Goal
Begin at the first line of the data and copy each line through the one containing "rate by year</text>", that line included, with no pictures.

Raw data
+ + + +
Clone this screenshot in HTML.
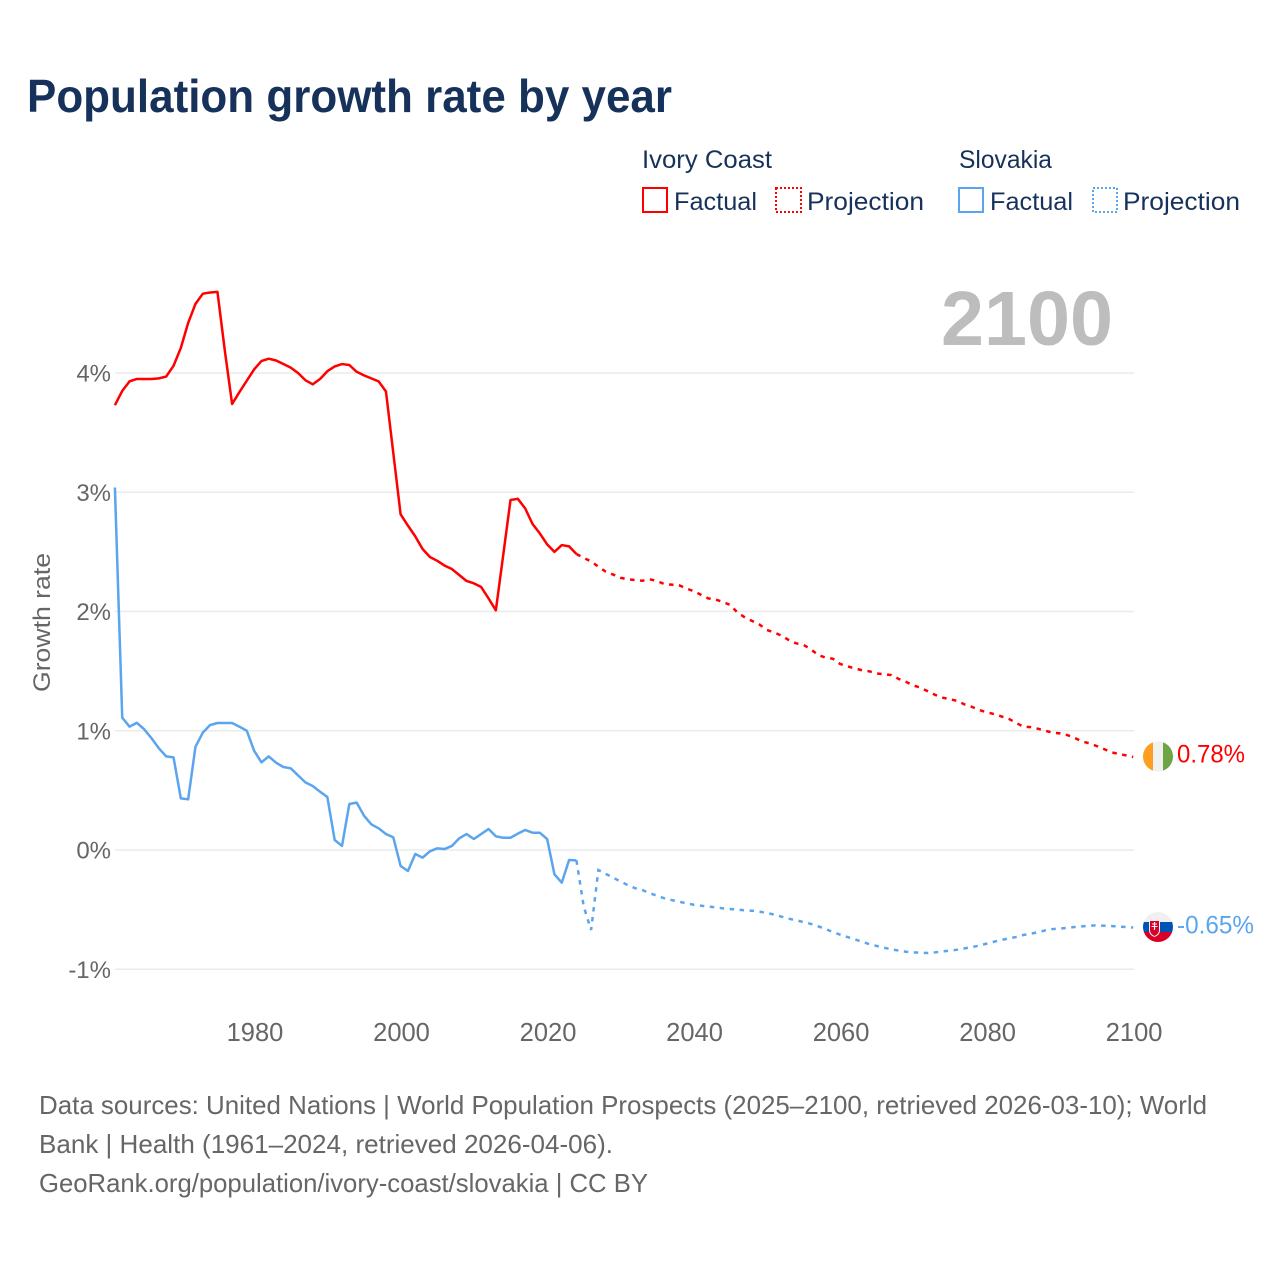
<!DOCTYPE html>
<html lang="en">
<head>
<meta charset="utf-8">
<title>Population growth rate by year</title>
<style>
  html, body { margin: 0; padding: 0; background: #fff; }
  svg { display: block; font-family: "Liberation Sans", sans-serif; }
  .legend-text { fill: #17325a; font-size: 25px; }
  .foot { fill: #666; font-size: 26px; }
  .tick { fill: #666; }
</style>
</head>
<body>
<svg id="chart" xmlns="http://www.w3.org/2000/svg" width="1280" height="1280" viewBox="0 0 1280 1280">
  <rect x="0" y="0" width="1280" height="1280" fill="#fff"/>
  <text x="27" y="112" font-size="46" font-weight="700" fill="#17325a" textLength="645" lengthAdjust="spacingAndGlyphs">Population growth rate by year</text>

  <g>
    <text class="legend-text" x="642" y="168" textLength="130" lengthAdjust="spacingAndGlyphs">Ivory Coast</text>
    <text class="legend-text" x="959" y="168" textLength="93" lengthAdjust="spacingAndGlyphs">Slovakia</text>

    <g>
      <rect x="643" y="188" width="24" height="24" fill="none" stroke="#ff0000" stroke-width="2"/>
      <text class="legend-text" x="674" y="210" textLength="83" lengthAdjust="spacingAndGlyphs">Factual</text>
    </g>
    <g>
      <rect x="776" y="188" width="25" height="24" fill="none" stroke="#ff0000" stroke-width="2" stroke-dasharray="2 2"/>
      <text class="legend-text" x="807" y="210" textLength="117" lengthAdjust="spacingAndGlyphs">Projection</text>
    </g>
    <g>
      <rect x="959" y="188" width="24" height="24" fill="none" stroke="#5ba4ee" stroke-width="2"/>
      <text class="legend-text" x="990" y="210" textLength="83" lengthAdjust="spacingAndGlyphs">Factual</text>
    </g>
    <g>
      <rect x="1093" y="188" width="24" height="24" fill="none" stroke="#5ba4ee" stroke-width="2" stroke-dasharray="2 2"/>
      <text class="legend-text" x="1123" y="210" textLength="117" lengthAdjust="spacingAndGlyphs">Projection</text>
    </g>
  </g>

  <g id="grid"></g>
  <g id="yTicks"></g>
  <g id="xTicks"></g>

  <text x="941" y="345" font-size="77" font-weight="700" fill="#bdbdbd" textLength="172" lengthAdjust="spacingAndGlyphs">2100</text>

  <text transform="translate(50 692) rotate(-90)" x="0" y="0" font-size="24" fill="#666" textLength="139" lengthAdjust="spacingAndGlyphs">Growth rate</text>

  <g id="series"></g>

  <defs>
    <clipPath id="flagClip"><circle cx="0" cy="0" r="15"/></clipPath>
  </defs>

  <g id="flagIvory" clip-path="url(#flagClip)">
    <rect x="-15" y="-15" width="30" height="30" fill="#f0f0f0"/>
    <rect x="-15" y="-15" width="10" height="30" fill="#ff9f1f"/>
    <rect x="5" y="-15" width="10" height="30" fill="#6da544"/>
  </g>
  <g id="flagSlovakia" clip-path="url(#flagClip)">
    <rect x="-15" y="-15" width="30" height="10" fill="#f0f0f0"/>
    <rect x="-15" y="-5" width="30" height="10" fill="#0052b4"/>
    <rect x="-15" y="5" width="30" height="10" fill="#d80027"/>
    <path d="M-9 -7 H2 V3 Q2 8 -3.5 10 Q-9 8 -9 3 Z" fill="#f0f0f0"/>
    <path d="M-8 -6 H1 V3 Q1 7 -3.5 9 Q-8 7 -8 3 Z" fill="#d80027"/>
    <path d="M-4.1 -5 H-2.9 V-3.5 H-1 V-2.5 H-2.9 V-1 H-0.5 V0 H-2.9 V3 H-4.1 V0 H-6.5 V-1 H-4.1 V-2.5 H-6 V-3.5 H-4.1 Z" fill="#f0f0f0"/>
  </g>

  <text id="labelIvory" x="1177" font-size="25" fill="#ff0000" textLength="68" lengthAdjust="spacingAndGlyphs"></text>
  <text id="labelSlovakia" x="1177" font-size="25" fill="#5ba4ee" textLength="77" lengthAdjust="spacingAndGlyphs"></text>

  <g>
    <text class="foot" x="39" y="1114" textLength="1168" lengthAdjust="spacingAndGlyphs">Data sources: United Nations | World Population Prospects (2025–2100, retrieved 2026-03-10); World</text>
    <text class="foot" x="39" y="1153" textLength="574" lengthAdjust="spacingAndGlyphs">Bank | Health (1961–2024, retrieved 2026-04-06).</text>
    <text class="foot" x="39" y="1192" textLength="609" lengthAdjust="spacingAndGlyphs">GeoRank.org/population/ivory-coast/slovakia | CC BY</text>
  </g>
</svg>

<script>
const factualStartYear = 1961;
const projectionStartYear = 2024;

const yTickValues = [-1, 0, 1, 2, 3, 4];
const yTickLabels = ['-1%', '0%', '1%', '2%', '3%', '4%'];
const xTickValues = [1980, 2000, 2020, 2040, 2060, 2080, 2100];
const xTickLabels = ['1980', '2000', '2020', '2040', '2060', '2080', '2100'];
const endValueLabels = ['0.78%', '-0.65%'];

// 1961-2024
const ivoryFactual = [3.73,3.85,3.93,3.95,3.95,3.95,3.955,3.97,4.06,4.21,4.42,4.58,4.665,4.675,4.68,4.19,3.74,3.84,3.935,4.03,4.10,4.12,4.105,4.075,4.045,4.00,3.94,3.905,3.95,4.015,4.055,4.075,4.067,4.01,3.98,3.955,3.93,3.845,3.33,2.815,2.72,2.63,2.524,2.457,2.425,2.385,2.356,2.306,2.256,2.236,2.205,2.11,2.01,2.47,2.935,2.945,2.865,2.735,2.655,2.563,2.50,2.557,2.546,2.482];

// 2024-2100
const ivoryProjection = [2.482,2.45,2.42,2.376,2.334,2.31,2.283,2.27,2.264,2.258,2.27,2.256,2.23,2.225,2.22,2.194,2.17,2.14,2.11,2.10,2.08,2.054,1.99,1.95,1.92,1.89,1.845,1.825,1.797,1.76,1.733,1.72,1.683,1.635,1.613,1.604,1.56,1.54,1.523,1.507,1.498,1.48,1.473,1.467,1.434,1.41,1.38,1.36,1.33,1.30,1.277,1.264,1.25,1.22,1.2,1.174,1.155,1.14,1.12,1.10,1.067,1.034,1.03,1.017,1.0,0.984,0.978,0.964,0.94,0.91,0.895,0.872,0.847,0.82,0.805,0.794,0.78];

// 1961-2024
const slovakiaFactual = [3.04,1.11,1.034,1.067,1.012,0.937,0.853,0.785,0.777,0.433,0.425,0.866,0.984,1.048,1.065,1.065,1.065,1.034,1.0,0.833,0.735,0.785,0.732,0.696,0.685,0.626,0.567,0.537,0.489,0.444,0.084,0.034,0.386,0.397,0.288,0.215,0.182,0.134,0.106,-0.134,-0.176,-0.034,-0.064,-0.011,0.014,0.008,0.034,0.098,0.134,0.092,0.134,0.176,0.115,0.103,0.103,0.137,0.168,0.145,0.145,0.092,-0.204,-0.274,-0.084,-0.087];

// 2024-2100
const slovakiaProjection = [-0.087,-0.475,-0.671,-0.168,-0.2,-0.232,-0.263,-0.294,-0.32,-0.335,-0.363,-0.383,-0.405,-0.42,-0.433,-0.447,-0.459,-0.467,-0.475,-0.48,-0.49,-0.495,-0.5,-0.506,-0.509,-0.517,-0.528,-0.542,-0.559,-0.576,-0.59,-0.604,-0.62,-0.64,-0.662,-0.688,-0.71,-0.73,-0.749,-0.77,-0.79,-0.805,-0.819,-0.833,-0.844,-0.853,-0.858,-0.862,-0.864,-0.858,-0.85,-0.844,-0.836,-0.825,-0.813,-0.802,-0.785,-0.769,-0.755,-0.741,-0.73,-0.713,-0.702,-0.69,-0.674,-0.663,-0.66,-0.652,-0.646,-0.64,-0.635,-0.632,-0.635,-0.637,-0.643,-0.646,-0.65];

const SVGNS = 'http://www.w3.org/2000/svg';
const MARK_LEFT = 114.9, MARK_RIGHT = 1133.2;
const GRID_LEFT = 115, GRID_RIGHT = 1134;
const TICK_LABEL_SHIFT = 0.9;
const Y_ZERO = 850, Y_PER_UNIT = 119.25;

function xScale(year) {
  return MARK_LEFT + (year - 1961) * (MARK_RIGHT - MARK_LEFT) / (2100 - 1961);
}
function yScale(value) {
  return Y_ZERO - value * Y_PER_UNIT;
}
function pathFrom(startYear, values) {
  return values.map(function (v, i) {
    return (i ? 'L' : 'M') + xScale(startYear + i).toFixed(2) + ' ' + yScale(v).toFixed(2);
  }).join(' ');
}

const gridGroup = document.getElementById('grid');
const yTickGroup = document.getElementById('yTicks');
const xTickGroup = document.getElementById('xTicks');
const seriesGroup = document.getElementById('series');

yTickValues.forEach(function (v, i) {
  const line = document.createElementNS(SVGNS, 'line');
  
  
  line.setAttribute('x1', GRID_LEFT);
  line.setAttribute('x2', GRID_RIGHT);
  line.setAttribute('y1', yScale(v));
  line.setAttribute('y2', yScale(v));
  line.setAttribute('stroke', '#ebebeb');
  line.setAttribute('stroke-width', '1.5');
  gridGroup.appendChild(line);

  const t = document.createElementNS(SVGNS, 'text');
  
  
  t.setAttribute('class', 'tick');
  t.setAttribute('x', 111);
  t.setAttribute('y', yScale(v) + 8.5);
  t.setAttribute('text-anchor', 'end');
  t.setAttribute('font-size', '24');
  t.textContent = yTickLabels[i];
  yTickGroup.appendChild(t);
});

xTickValues.forEach(function (year, i) {
  const t = document.createElementNS(SVGNS, 'text');
  
  
  t.setAttribute('class', 'tick');
  t.setAttribute('x', xScale(year) + TICK_LABEL_SHIFT);
  t.setAttribute('y', 1041);
  t.setAttribute('text-anchor', 'middle');
  t.setAttribute('font-size', '25.5');
  t.textContent = xTickLabels[i];
  xTickGroup.appendChild(t);
});

const ivoryFactualLine = document.createElementNS(SVGNS, 'path');


ivoryFactualLine.setAttribute('d', pathFrom(factualStartYear, ivoryFactual));
ivoryFactualLine.setAttribute('fill', 'none');
ivoryFactualLine.setAttribute('stroke', '#ff0000');
ivoryFactualLine.setAttribute('stroke-width', '2.5');
ivoryFactualLine.setAttribute('stroke-linejoin', 'round');
seriesGroup.appendChild(ivoryFactualLine);

const ivoryProjectionLine = document.createElementNS(SVGNS, 'path');


ivoryProjectionLine.setAttribute('d', pathFrom(projectionStartYear, ivoryProjection));
ivoryProjectionLine.setAttribute('fill', 'none');
ivoryProjectionLine.setAttribute('stroke', '#ff0000');
ivoryProjectionLine.setAttribute('stroke-width', '2.5');
ivoryProjectionLine.setAttribute('stroke-dasharray', '4.5 5.5');
seriesGroup.appendChild(ivoryProjectionLine);

const slovakiaFactualLine = document.createElementNS(SVGNS, 'path');


slovakiaFactualLine.setAttribute('d', pathFrom(factualStartYear, slovakiaFactual));
slovakiaFactualLine.setAttribute('fill', 'none');
slovakiaFactualLine.setAttribute('stroke', '#5ba4ee');
slovakiaFactualLine.setAttribute('stroke-width', '2.5');
slovakiaFactualLine.setAttribute('stroke-linejoin', 'round');
seriesGroup.appendChild(slovakiaFactualLine);

const slovakiaProjectionLine = document.createElementNS(SVGNS, 'path');


slovakiaProjectionLine.setAttribute('d', pathFrom(projectionStartYear, slovakiaProjection));
slovakiaProjectionLine.setAttribute('fill', 'none');
slovakiaProjectionLine.setAttribute('stroke', '#5ba4ee');
slovakiaProjectionLine.setAttribute('stroke-width', '2.5');
slovakiaProjectionLine.setAttribute('stroke-dasharray', '4.5 5.5');
seriesGroup.appendChild(slovakiaProjectionLine);

const ivoryEndY = yScale(ivoryProjection[ivoryProjection.length - 1]);
const slovakiaEndY = yScale(slovakiaProjection[slovakiaProjection.length - 1]);

document.getElementById('flagIvory').setAttribute('transform', 'translate(1158 ' + (ivoryEndY - 0.5) + ')');
document.getElementById('flagSlovakia').setAttribute('transform', 'translate(1158 ' + (slovakiaEndY - 0.5) + ')');

const labelIvory = document.getElementById('labelIvory');
labelIvory.setAttribute('y', ivoryEndY + 5.5);
labelIvory.textContent = endValueLabels[0];

const labelSlovakia = document.getElementById('labelSlovakia');
labelSlovakia.setAttribute('y', slovakiaEndY + 6);
labelSlovakia.textContent = endValueLabels[1];
</script>
</body>
</html>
+ + + +
Problem solution
Clone this screenshot in HTML.
<!DOCTYPE html>
<html lang="en">
<head>
<meta charset="utf-8">
<title>Population growth rate by year</title>
<style>
  html, body { margin: 0; padding: 0; background: #fff; }
  svg { display: block; font-family: "Liberation Sans", sans-serif; }
  .legend-text { fill: #17325a; font-size: 25px; }
  .foot { fill: #666; font-size: 26px; }
  .tick { fill: #666; }
</style>
</head>
<body>
<svg id="chart" xmlns="http://www.w3.org/2000/svg" width="1280" height="1280" viewBox="0 0 1280 1280">
  <rect x="0" y="0" width="1280" height="1280" fill="#fff"/>
  <text x="27" y="112" font-size="46" font-weight="700" fill="#17325a" textLength="645" lengthAdjust="spacingAndGlyphs">Population growth rate by year</text>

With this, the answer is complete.